Upacara Penghargaan untuk Pasukan Korea Utara yang Berperang di Ukraina
Pemimpin Korea Utara, Kim Jong Un, baru-baru ini menggelar upacara penghargaan bagi pasukan negaranya yang bertempur membantu Rusia dalam konflik melawan Ukraina. Acara tersebut dilaksanakan di tengah harapan akan adanya pertemuan puncak antara Presiden Rusia, Vladimir Putin, dan Presiden Ukraina, Volodymyr Zelenskyy, untuk membahas kesepakatan damai.
Kim Jong Un memimpin Korea Utara sejak 2011, setelah menggantikan ayahnya, Kim Jong Il. Negara ini, secara resmi dikenal sebagai Republik Rakyat Demokratik Korea (DPRK), terletak di bagian utara Semenanjung Korea. Meskipun sistem pemerintahannya sangat tertutup, Korea Utara memiliki hubungan yang sangat erat dengan Rusia.

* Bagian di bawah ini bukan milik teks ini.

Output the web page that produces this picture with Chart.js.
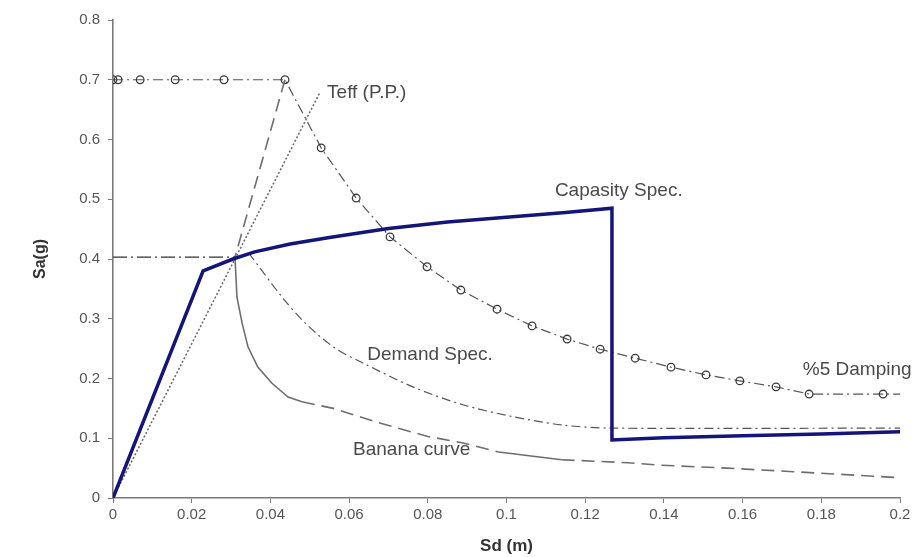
<!DOCTYPE html>
<html>
<head>
<meta charset="utf-8">
<script src="https://cdn.jsdelivr.net/npm/chart.js@4/dist/chart.umd.min.js"></script>
<style>
  html, body { margin: 0; padding: 0; background: #fff; }
  #wrap { width: 922px; height: 557px; position: relative; }
</style>
</head>
<body>
<div id="wrap"><canvas id="c" width="922" height="557"></canvas></div>
<script>
// Spectral displacement Sd (m) vs spectral acceleration Sa (g)
const capacityX = [0, 0.0229, 0.0305, 0.036, 0.045, 0.055, 0.070, 0.085, 0.100, 0.115, 0.1268, 0.1268, 0.140, 0.160, 0.180, 0.200];
const capacityY = [0, 0.380, 0.400, 0.412, 0.425, 0.436, 0.451, 0.462, 0.470, 0.478, 0.485, 0.097, 0.101, 0.104, 0.107, 0.111];

const dampingX = [0, 0.0013, 0.0069, 0.0158, 0.0282, 0.0437, 0.0529, 0.0618, 0.0704, 0.0798, 0.0884, 0.0976, 0.1065, 0.1154, 0.1238, 0.1327, 0.1418, 0.1507, 0.1593, 0.1685, 0.1769, 0.1957, 0.2];
const dampingY = [0.7, 0.7, 0.7, 0.7, 0.7, 0.7, 0.586, 0.502, 0.437, 0.387, 0.348, 0.316, 0.288, 0.266, 0.249, 0.234, 0.219, 0.206, 0.196, 0.186, 0.174, 0.174, 0.174];

const demandX = [0.0345, 0.043, 0.0488, 0.0564, 0.0635, 0.0762, 0.0889, 0.1017, 0.1144, 0.1263, 0.2];
const demandY = [0.410, 0.336, 0.293, 0.251, 0.226, 0.186, 0.156, 0.136, 0.122, 0.117, 0.117];

const bananaX = [0.0437, 0.031, 0.0315, 0.0328, 0.0343, 0.0368, 0.0404, 0.0445, 0.048, 0.056, 0.068, 0.080, 0.089, 0.098, 0.114, 0.131, 0.139, 0.156, 0.173, 0.2];
const bananaY = [0.7, 0.403, 0.336, 0.293, 0.253, 0.219, 0.192, 0.169, 0.161, 0.150, 0.125, 0.103, 0.092, 0.077, 0.064, 0.059, 0.055, 0.050, 0.044, 0.034];

const teffX = [0, 0.0526];
const teffY = [0, 0.679];

const ppLevelX = [0, 0.031];
const ppLevelY = [0.403, 0.403];

const xTicks = [0, 0.02, 0.04, 0.06, 0.08, 0.1, 0.12, 0.14, 0.16, 0.18, 0.2];
const yTicks = [0, 0.1, 0.2, 0.3, 0.4, 0.5, 0.6, 0.7, 0.8];

const pts = (xs, ys) => xs.map((x, i) => ({ x: x, y: ys[i] }));

// Curve captions, anchored in data coordinates
const captions = [
  { text: 'Capasity Spec.', x: 0.1123, y: 0.515 },
  { text: 'Teff (P.P.)',    x: 0.0544, y: 0.679 },
  { text: 'Demand Spec.',   x: 0.0646, y: 0.239 },
  { text: 'Banana curve',   x: 0.0610, y: 0.080 },
  { text: '%5 Damping',     x: 0.1753, y: 0.214 }
];

const captionPlugin = {
  id: 'captions',
  afterDatasetsDraw(chart) {
    const { ctx, scales } = chart;
    ctx.save();
    ctx.font = '19px "Liberation Sans", Arial, sans-serif';
    ctx.fillStyle = '#4a4a4a';
    ctx.textAlign = 'left';
    ctx.textBaseline = 'middle';
    captions.forEach(c => {
      ctx.fillText(c.text, scales.x.getPixelForValue(c.x), scales.y.getPixelForValue(c.y));
    });
    ctx.restore();
  }
};

const lastDamp = dampingX.length - 1;

new Chart(document.getElementById('c'), {
  type: 'line',
  data: {
    datasets: [
      {
        label: 'Capasity Spec.',
        data: pts(capacityX, capacityY),
        borderColor: '#14147a',
        borderWidth: 3.5,
        pointRadius: 0,
        tension: 0
      },
      {
        label: 'Teff (P.P.)',
        data: pts(teffX, teffY),
        borderColor: '#666',
        borderWidth: 1.5,
        borderDash: [2, 2],
        pointRadius: 0
      },
      {
        label: 'P.P. level',
        data: pts(ppLevelX, ppLevelY),
        borderColor: '#333',
        borderWidth: 1.2,
        borderDash: [14, 4, 2, 4],
        pointRadius: 0
      },
      {
        label: 'Banana curve',
        data: pts(bananaX, bananaY),
        borderColor: '#6e6e6e',
        borderWidth: 1.6,
        pointRadius: 0,
        tension: 0,
        segment: {
          borderDash: ctx => {
            const i = ctx.p0DataIndex;
            if (i >= 1 && i < 8) return [];
            if (i === 13) return [];
            return [13, 7];
          }
        }
      },
      {
        label: 'Demand Spec.',
        data: pts(demandX, demandY),
        borderColor: '#555',
        borderWidth: 1.2,
        borderDash: [9, 4, 2, 4],
        pointRadius: 0,
        tension: 0.3
      },
      {
        label: '%5 Damping',
        data: pts(dampingX, dampingY),
        borderColor: '#555',
        borderWidth: 1.2,
        borderDash: [10, 4, 2, 4],
        pointRadius: ctx => (ctx.dataIndex === lastDamp ? 0 : 3.8),
        pointBorderColor: '#3a3a3a',
        pointBorderWidth: 1.3,
        pointBackgroundColor: 'rgba(255,255,255,0)',
        pointStyle: 'circle',
        tension: 0
      }
    ]
  },
  options: {
    responsive: false,
    animation: false,
    events: [],
    layout: { padding: { top: 20, right: 22, left: 0, bottom: 0 } },
    plugins: {
      legend: { display: false },
      tooltip: { enabled: false }
    },
    scales: {
      x: {
        type: 'linear',
        min: 0,
        max: 0.2,
        afterBuildTicks: s => { s.ticks = xTicks.map(v => ({ value: v })); },
        afterFit: s => { s.height = 59; },
        border: { display: true, color: '#7a7a7a', width: 1.6 },
        grid: { display: true, drawOnChartArea: false, drawTicks: true, tickLength: 5, color: '#7a7a7a', lineWidth: 1 },
        ticks: {
          color: '#555',
          font: { family: '"Liberation Sans", Arial, sans-serif', size: 15 },
          padding: 3,
          maxRotation: 0,
          autoSkip: false,
          callback: v => String(Number(v.toFixed(2)))
        },
        title: {
          display: true,
          text: 'Sd (m)',
          color: '#333',
          font: { family: '"Liberation Sans Narrow", "Liberation Sans", Arial, sans-serif', size: 17, weight: 'bold' },
          padding: { top: 2, bottom: 0 }
        }
      },
      y: {
        type: 'linear',
        min: 0,
        max: 0.8,
        afterBuildTicks: s => { s.ticks = yTicks.map(v => ({ value: v })); },
        afterFit: s => { s.width = 113; },
        border: { display: true, color: '#7a7a7a', width: 1.6 },
        grid: { display: true, drawOnChartArea: false, drawTicks: true, tickLength: 5, color: '#7a7a7a', lineWidth: 1 },
        ticks: {
          color: '#555',
          font: { family: '"Liberation Sans", Arial, sans-serif', size: 15 },
          padding: 8,
          autoSkip: false,
          callback: v => String(Number(v.toFixed(1)))
        },
        title: {
          display: true,
          text: 'Sa(g)',
          color: '#333',
          font: { family: '"Liberation Sans Narrow", "Liberation Sans", Arial, sans-serif', size: 16, weight: 'bold' },
          padding: { top: 31, bottom: 0 }
        }
      }
    }
  },
  plugins: [captionPlugin]
});
</script>
</body>
</html>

Media pemerintah Korea Utara, KCNA, melaporkan bahwa Kim memuji para prajurit sebagai "pahlawan dan patriot hebat" dalam pidatonya. Ia menyebut aktivitas pasukan operasional luar negeri sebagai bukti kekuatan "tentara heroik" Korea Utara. Dalam pidatonya, Kim juga menyebut "pembebasan Kursk" sebagai contoh semangat juang para prajurit.
Dalam upacara tersebut, Kim memberikan gelar "Pahlawan DPRK" kepada komandan dan anggota militer atas prestasi mereka di medan perang. Ia juga meletakkan bunga dan medali di samping potret prajurit yang gugur, serta melakukan pengheningan cipta untuk mengenang mereka. Selain itu, acara ini diisi dengan konser untuk pasukan yang kembali dari Rusia dan jamuan makan malam bersama keluarga para prajurit yang gugur.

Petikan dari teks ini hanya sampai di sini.